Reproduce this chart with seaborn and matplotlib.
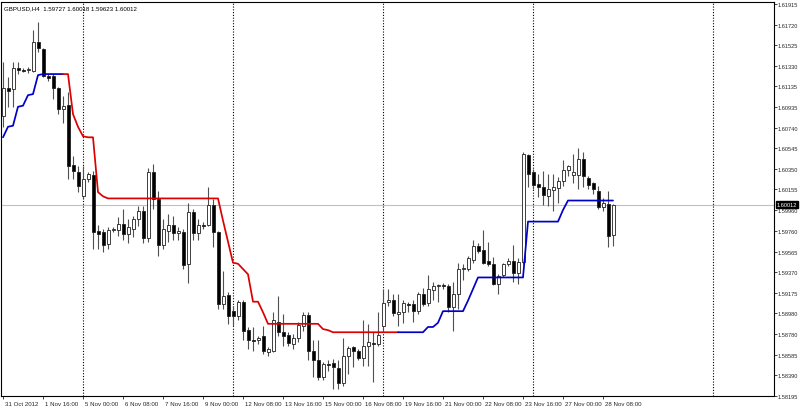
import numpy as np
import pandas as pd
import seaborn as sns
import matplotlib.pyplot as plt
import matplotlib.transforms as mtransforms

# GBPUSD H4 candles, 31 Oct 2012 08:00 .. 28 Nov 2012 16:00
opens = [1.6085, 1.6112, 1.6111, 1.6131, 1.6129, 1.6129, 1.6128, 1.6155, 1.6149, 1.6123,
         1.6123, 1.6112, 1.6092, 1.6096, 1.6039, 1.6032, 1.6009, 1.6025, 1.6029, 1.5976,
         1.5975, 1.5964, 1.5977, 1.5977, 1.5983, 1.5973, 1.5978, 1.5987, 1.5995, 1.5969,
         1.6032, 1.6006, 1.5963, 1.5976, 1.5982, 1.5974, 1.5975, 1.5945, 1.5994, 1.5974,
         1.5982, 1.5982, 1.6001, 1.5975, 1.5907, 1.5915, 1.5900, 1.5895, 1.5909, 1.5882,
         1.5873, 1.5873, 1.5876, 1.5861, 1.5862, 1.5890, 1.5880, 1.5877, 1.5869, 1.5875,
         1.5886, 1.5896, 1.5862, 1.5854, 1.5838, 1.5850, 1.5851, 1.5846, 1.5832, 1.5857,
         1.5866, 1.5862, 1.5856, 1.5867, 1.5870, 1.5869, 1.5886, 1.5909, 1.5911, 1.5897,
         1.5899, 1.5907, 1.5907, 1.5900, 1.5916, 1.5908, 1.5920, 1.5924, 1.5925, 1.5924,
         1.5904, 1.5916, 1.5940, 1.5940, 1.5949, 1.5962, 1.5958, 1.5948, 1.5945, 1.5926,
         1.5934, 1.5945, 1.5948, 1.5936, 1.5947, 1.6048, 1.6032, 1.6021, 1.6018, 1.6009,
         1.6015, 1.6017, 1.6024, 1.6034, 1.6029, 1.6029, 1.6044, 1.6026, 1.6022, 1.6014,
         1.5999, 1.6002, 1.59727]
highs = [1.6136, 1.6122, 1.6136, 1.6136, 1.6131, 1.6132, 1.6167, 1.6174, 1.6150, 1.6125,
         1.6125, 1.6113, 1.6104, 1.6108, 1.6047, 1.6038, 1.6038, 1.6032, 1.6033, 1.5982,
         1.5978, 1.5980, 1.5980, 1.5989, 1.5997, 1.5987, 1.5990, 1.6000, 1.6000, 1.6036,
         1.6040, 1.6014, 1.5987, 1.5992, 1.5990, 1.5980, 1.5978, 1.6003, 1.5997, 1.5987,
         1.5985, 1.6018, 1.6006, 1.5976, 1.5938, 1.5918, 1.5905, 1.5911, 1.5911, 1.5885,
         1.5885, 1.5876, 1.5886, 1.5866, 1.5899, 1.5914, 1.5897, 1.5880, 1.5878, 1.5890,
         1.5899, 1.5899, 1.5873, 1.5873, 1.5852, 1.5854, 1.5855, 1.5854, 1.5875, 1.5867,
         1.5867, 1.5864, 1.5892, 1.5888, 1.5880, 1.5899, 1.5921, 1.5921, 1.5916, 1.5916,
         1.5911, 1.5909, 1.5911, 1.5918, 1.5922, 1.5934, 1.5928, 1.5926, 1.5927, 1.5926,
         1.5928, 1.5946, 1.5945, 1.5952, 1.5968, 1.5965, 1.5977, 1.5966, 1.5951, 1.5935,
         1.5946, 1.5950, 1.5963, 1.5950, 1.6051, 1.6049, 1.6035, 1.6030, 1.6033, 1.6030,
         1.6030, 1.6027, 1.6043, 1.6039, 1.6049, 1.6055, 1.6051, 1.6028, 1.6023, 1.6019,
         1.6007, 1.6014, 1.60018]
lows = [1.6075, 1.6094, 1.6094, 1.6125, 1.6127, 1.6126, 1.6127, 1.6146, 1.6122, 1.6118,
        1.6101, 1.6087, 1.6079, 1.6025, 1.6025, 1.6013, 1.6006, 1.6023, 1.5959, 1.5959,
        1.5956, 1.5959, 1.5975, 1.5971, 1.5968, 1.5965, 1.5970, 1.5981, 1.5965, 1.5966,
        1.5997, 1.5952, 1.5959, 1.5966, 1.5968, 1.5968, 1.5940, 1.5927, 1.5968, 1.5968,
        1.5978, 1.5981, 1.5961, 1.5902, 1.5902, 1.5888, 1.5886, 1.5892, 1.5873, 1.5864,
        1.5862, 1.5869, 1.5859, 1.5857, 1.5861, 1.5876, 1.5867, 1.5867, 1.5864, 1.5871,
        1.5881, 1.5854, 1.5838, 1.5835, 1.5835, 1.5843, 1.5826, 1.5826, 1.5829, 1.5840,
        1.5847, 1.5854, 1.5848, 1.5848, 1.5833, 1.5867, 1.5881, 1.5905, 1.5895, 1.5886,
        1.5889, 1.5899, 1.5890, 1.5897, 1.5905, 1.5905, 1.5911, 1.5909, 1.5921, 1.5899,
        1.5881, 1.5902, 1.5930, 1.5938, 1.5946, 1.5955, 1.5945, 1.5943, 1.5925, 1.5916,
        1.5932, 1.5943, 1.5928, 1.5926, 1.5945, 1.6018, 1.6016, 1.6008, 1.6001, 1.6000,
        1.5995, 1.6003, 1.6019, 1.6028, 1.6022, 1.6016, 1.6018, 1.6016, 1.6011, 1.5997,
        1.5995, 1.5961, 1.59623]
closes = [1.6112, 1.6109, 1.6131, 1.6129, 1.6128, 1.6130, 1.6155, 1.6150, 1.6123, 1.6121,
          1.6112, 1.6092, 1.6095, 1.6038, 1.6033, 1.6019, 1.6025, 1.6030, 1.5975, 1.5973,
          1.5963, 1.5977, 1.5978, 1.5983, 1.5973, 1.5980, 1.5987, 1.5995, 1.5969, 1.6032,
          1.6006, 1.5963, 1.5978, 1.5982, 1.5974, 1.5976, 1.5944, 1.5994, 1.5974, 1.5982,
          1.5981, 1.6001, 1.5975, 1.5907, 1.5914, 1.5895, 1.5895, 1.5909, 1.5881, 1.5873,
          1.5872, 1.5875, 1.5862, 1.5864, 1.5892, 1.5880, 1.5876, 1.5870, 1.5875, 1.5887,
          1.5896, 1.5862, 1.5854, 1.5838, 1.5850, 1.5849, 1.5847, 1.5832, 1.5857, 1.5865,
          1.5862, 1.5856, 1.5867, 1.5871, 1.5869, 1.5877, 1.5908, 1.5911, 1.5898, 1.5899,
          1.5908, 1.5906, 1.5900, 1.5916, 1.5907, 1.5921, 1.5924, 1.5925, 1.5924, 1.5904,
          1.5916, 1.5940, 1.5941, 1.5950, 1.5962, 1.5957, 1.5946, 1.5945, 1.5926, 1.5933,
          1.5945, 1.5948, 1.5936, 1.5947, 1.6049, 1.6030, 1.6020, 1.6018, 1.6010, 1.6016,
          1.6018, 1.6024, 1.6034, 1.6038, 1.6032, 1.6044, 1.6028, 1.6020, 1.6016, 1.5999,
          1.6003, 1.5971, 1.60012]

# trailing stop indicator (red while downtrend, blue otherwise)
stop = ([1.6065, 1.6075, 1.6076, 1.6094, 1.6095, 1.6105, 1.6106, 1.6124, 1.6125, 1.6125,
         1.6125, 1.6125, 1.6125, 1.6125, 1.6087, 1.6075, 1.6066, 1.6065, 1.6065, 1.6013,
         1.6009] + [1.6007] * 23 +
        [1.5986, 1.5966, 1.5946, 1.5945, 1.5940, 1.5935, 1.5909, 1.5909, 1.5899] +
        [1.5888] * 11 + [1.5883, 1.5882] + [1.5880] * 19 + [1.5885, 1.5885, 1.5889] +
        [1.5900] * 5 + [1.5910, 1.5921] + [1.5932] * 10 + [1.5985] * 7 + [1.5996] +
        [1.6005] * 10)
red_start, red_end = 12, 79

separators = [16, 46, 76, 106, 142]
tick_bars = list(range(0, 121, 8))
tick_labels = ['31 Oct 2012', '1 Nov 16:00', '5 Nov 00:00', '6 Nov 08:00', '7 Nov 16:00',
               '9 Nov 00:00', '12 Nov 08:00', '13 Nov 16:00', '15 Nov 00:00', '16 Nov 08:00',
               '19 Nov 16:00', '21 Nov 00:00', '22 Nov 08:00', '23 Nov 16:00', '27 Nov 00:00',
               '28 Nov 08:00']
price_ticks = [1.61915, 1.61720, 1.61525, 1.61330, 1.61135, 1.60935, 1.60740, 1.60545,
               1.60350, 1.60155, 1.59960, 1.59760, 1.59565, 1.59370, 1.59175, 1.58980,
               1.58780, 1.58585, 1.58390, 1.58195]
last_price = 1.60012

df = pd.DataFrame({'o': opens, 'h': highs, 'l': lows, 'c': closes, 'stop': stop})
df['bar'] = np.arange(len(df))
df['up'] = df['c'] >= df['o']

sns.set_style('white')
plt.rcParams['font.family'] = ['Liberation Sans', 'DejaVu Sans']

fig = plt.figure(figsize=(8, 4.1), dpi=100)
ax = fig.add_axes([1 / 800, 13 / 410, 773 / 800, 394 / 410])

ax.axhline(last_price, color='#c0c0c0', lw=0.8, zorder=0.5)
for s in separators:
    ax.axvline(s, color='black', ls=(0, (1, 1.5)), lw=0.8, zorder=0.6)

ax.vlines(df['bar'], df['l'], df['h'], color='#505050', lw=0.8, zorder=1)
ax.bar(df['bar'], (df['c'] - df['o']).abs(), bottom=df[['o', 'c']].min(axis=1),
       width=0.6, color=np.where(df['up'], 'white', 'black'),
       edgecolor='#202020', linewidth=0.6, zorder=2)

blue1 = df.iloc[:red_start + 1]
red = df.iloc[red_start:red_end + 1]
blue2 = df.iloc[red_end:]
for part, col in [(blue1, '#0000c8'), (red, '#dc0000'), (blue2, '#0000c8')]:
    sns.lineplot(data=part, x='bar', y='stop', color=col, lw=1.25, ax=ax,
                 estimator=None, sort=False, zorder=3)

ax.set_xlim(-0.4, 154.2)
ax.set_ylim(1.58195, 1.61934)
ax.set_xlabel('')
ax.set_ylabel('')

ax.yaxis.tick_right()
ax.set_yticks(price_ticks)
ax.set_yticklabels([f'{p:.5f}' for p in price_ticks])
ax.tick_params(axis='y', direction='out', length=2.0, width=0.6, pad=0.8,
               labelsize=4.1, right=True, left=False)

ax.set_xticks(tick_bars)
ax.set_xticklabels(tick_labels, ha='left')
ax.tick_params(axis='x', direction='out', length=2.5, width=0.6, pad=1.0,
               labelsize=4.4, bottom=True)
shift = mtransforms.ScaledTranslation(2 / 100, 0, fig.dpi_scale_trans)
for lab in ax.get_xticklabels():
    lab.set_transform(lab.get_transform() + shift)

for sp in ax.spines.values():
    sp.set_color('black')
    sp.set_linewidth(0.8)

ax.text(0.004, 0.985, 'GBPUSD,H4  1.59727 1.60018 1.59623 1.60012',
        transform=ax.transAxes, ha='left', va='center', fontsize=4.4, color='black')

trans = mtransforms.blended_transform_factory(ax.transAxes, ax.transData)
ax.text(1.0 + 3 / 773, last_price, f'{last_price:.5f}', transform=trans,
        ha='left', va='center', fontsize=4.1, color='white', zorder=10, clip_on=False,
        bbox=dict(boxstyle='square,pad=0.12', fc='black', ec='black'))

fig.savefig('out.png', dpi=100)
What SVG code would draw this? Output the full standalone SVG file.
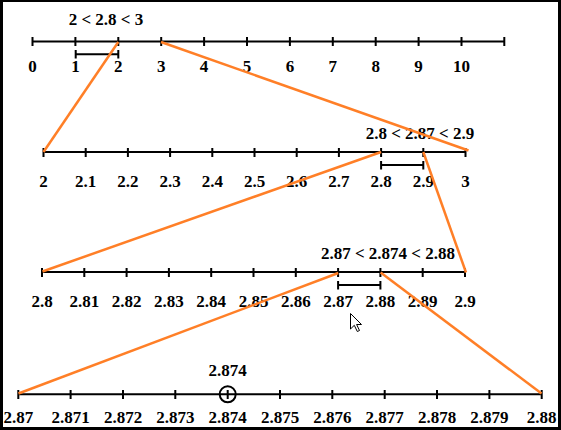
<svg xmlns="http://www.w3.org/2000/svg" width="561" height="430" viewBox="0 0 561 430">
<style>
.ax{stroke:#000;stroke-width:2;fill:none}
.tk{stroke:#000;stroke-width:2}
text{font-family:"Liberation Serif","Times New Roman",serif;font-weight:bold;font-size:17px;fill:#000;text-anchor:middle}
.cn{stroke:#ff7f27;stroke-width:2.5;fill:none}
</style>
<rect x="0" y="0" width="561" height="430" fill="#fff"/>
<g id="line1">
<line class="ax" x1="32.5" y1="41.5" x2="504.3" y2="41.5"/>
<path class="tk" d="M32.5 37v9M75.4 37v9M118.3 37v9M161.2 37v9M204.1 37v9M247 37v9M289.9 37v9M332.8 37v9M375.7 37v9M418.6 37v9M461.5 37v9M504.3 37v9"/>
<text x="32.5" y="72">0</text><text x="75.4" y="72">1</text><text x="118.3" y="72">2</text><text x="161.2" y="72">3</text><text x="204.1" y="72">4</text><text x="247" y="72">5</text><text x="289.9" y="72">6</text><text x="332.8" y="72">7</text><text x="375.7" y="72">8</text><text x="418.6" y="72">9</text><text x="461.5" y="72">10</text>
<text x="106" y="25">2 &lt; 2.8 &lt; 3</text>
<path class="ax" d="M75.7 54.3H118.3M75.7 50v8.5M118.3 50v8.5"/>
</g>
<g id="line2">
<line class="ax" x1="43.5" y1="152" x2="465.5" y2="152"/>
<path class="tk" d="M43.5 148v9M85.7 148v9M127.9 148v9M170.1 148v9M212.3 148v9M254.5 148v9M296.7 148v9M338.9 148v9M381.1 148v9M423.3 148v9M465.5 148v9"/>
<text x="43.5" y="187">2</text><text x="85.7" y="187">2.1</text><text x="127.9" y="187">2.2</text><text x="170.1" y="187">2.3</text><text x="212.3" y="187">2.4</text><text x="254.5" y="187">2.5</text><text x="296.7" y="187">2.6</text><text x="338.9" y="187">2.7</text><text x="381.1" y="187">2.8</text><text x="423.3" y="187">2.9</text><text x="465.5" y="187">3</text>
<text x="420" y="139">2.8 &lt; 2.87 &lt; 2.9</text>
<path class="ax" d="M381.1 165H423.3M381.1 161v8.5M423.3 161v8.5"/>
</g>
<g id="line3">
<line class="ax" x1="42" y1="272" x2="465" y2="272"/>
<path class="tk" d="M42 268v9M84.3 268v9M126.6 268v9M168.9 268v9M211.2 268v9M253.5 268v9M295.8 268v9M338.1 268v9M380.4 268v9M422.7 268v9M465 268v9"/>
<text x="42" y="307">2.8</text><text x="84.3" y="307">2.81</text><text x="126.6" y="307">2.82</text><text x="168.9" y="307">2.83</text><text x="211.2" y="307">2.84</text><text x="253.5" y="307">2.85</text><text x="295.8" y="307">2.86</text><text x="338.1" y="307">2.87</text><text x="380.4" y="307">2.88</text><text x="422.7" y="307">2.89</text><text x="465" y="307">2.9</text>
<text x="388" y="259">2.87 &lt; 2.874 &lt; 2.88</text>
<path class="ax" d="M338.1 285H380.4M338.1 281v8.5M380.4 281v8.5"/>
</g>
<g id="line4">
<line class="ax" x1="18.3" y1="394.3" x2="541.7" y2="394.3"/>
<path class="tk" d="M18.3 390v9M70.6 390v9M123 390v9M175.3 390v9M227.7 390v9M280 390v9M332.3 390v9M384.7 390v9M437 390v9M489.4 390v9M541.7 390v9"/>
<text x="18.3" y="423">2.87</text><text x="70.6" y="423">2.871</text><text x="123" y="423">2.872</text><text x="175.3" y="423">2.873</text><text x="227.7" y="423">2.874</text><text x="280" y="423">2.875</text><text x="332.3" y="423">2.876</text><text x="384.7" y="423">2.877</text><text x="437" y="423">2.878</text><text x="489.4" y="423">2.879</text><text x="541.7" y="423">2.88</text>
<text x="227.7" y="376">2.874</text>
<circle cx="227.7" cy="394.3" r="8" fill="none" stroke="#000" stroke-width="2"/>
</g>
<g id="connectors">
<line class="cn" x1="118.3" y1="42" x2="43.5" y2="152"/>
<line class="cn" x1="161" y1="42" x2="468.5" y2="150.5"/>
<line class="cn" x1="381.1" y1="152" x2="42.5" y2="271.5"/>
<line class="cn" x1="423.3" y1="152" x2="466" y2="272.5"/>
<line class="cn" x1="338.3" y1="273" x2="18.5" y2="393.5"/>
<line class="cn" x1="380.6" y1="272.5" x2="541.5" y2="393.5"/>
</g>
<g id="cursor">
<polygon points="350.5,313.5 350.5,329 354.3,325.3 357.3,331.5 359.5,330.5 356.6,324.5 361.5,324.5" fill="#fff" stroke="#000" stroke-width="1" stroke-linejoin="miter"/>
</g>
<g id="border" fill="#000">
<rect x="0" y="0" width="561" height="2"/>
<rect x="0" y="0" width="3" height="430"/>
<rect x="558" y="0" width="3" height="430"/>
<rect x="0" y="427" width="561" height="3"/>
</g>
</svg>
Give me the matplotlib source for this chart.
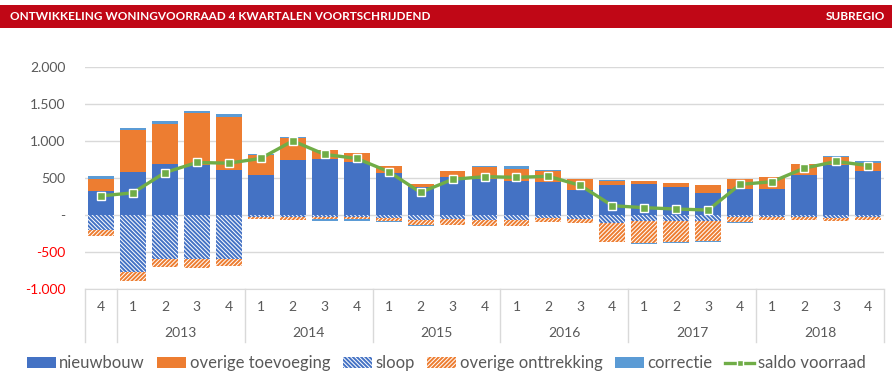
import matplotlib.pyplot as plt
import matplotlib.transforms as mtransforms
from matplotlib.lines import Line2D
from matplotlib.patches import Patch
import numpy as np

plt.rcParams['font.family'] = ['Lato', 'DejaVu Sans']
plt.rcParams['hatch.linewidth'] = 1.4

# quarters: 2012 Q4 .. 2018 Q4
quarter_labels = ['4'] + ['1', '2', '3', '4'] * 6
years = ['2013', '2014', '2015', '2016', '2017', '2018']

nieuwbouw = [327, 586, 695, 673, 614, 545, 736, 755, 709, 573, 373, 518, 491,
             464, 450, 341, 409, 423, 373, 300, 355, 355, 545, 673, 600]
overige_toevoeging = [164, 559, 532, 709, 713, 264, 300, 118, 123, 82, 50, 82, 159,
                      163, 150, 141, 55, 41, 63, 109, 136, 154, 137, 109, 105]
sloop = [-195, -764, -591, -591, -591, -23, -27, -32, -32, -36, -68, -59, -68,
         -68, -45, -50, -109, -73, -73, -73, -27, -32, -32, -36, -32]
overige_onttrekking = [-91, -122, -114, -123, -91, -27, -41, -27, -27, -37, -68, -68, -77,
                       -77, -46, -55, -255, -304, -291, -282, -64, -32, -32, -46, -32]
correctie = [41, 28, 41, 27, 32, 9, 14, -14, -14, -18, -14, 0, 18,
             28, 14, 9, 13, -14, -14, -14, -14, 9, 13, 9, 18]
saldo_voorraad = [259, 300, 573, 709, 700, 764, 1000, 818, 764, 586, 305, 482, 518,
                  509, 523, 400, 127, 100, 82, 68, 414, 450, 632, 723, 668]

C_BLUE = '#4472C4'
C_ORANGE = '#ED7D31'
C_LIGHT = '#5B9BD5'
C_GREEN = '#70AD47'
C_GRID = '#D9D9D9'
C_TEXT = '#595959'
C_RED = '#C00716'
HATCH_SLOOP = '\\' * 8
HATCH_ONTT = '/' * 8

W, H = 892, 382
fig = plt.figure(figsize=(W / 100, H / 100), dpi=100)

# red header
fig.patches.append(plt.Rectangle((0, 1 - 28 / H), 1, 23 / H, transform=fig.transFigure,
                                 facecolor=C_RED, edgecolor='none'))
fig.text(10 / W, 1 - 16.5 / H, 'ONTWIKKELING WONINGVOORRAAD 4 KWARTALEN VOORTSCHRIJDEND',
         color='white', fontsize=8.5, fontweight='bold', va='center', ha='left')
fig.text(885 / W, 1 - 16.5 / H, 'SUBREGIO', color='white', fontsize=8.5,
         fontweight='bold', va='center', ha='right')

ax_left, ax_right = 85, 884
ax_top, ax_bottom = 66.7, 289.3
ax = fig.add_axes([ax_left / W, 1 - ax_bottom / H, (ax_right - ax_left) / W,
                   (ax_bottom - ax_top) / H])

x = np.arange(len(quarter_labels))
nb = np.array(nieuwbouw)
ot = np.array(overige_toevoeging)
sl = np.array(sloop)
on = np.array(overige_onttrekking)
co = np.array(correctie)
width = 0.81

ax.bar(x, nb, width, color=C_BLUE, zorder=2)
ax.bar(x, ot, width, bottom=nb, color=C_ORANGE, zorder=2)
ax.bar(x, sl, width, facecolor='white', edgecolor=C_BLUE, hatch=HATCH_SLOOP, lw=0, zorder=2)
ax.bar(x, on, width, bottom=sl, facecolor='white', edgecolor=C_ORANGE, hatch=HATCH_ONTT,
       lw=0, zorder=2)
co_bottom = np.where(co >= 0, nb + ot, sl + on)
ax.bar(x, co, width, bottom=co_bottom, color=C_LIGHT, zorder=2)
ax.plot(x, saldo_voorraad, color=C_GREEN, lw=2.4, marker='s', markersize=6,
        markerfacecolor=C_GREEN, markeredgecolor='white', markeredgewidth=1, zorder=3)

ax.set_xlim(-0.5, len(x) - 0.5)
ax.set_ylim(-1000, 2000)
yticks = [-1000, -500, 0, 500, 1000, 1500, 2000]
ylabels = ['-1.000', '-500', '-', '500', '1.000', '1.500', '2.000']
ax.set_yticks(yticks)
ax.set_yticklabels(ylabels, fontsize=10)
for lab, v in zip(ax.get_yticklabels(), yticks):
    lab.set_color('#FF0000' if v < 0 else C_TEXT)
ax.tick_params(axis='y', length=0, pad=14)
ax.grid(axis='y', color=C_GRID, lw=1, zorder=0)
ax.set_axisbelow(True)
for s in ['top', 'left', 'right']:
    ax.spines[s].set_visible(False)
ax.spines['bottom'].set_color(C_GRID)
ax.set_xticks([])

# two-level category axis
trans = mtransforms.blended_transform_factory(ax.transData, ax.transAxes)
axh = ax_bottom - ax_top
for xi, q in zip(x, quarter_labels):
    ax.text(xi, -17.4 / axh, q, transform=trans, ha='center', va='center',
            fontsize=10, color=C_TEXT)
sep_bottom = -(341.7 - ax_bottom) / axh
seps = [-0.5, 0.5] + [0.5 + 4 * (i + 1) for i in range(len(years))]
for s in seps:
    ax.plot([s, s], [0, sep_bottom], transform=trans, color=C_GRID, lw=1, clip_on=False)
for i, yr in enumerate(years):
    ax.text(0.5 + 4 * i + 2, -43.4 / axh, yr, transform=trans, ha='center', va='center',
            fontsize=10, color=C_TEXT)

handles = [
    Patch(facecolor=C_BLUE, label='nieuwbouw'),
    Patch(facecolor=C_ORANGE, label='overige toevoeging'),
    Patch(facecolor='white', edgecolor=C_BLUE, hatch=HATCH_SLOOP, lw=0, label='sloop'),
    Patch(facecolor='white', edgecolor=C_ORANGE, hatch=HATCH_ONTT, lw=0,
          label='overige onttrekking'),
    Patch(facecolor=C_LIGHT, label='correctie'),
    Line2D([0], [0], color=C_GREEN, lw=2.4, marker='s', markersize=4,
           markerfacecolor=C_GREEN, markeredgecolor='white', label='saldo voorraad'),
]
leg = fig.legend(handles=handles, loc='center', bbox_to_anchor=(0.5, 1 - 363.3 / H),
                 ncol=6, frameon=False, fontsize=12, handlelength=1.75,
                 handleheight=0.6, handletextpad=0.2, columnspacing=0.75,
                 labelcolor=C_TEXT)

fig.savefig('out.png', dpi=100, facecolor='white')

Instructions to follow » Your task is to gather every line with the word "this" and copy it.

Answer »
Reproduce this chart with seaborn and matplotlib.
What SVG code would draw this? Output the full standalone SVG file.
Give me the matplotlib source for this chart.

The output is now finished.